During a litter pick of the Levenmouth Hide on Monday morning I heard a familiar sound. The ‘hoot-hoot-hoot’ of whooper swans! These magnificent swans come to the UK to winter, and I always relish their arrival.
The majority of the Whooper Swans we get here in the UK breed in Iceland. The Icelandic population of Whooper Swan winter primarily in the UK, this is thought to be the longest sea-crossing of any swan species in the world! An 800 mile flight is very impressive, and it is even more impressive when you think of the young birds from this year making the perilous journey.

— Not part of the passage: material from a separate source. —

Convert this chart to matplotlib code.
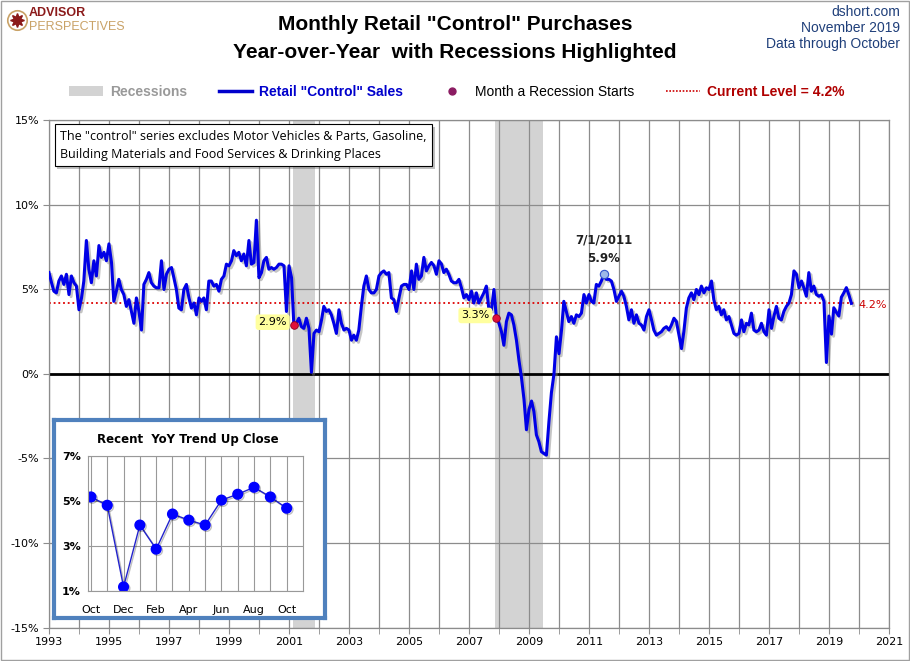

Whooper Swans differ from their Mute Swan cousins. They have a bright yellow bill, are much more vocal and look slightly more elegant. There is no difference between the male and female which are known as the Cob and Pen. The juvenile birds from this year are a lovely, dusky grey colour and the bill is an off-white/grey colour. It takes the bird around 2 years to get a fully yellow bill.
Another confusion species is the Bewick Swan, although these swans are very rare in Scotland. They are 1/3 smaller than a Whooper Swan and their bill has more black than yellow. Bewick swans (also known as Tundra swans) come from Siberia and the call of these swans is much more high pitched, almost like an excited dog! The chances are, if you are seeing a Swan with a yellow bill in Scotland, it will be a whooper!
Whooper Swans tend to travel in family groups, so you often get a large influx over a few days. Last week there were none and on Monday I had 67! Interestingly enough, of these 67 Whoopers, only 5 of which were juvenile. I wonder if this influx was mainly of non-breeders.
These swans are truly wild, often much more wary and timid than our pond dwelling, seed and bread eating Mute Swans. Whooper Swans are an amber listed species, meaning that their wintering and breeding numbers have been declining in the UK over the last 30 years (Whoopers do breed in Scotland, although in extremely small numbers). Although it is not all bad news as it seems that the population in Iceland is increasing!
I love Whoopers, they symbolise winter for me. Their vocal hoots often accompany frost and a low lying mist on a dawning winters day.
Next time you are out and about on the Loch or a local wetland, have a look (and listen) for these magnificent birds, they are hard to miss and a joy to spot! The numbers will gradually increase throughout Winter and we can have up to 200 on the Loch.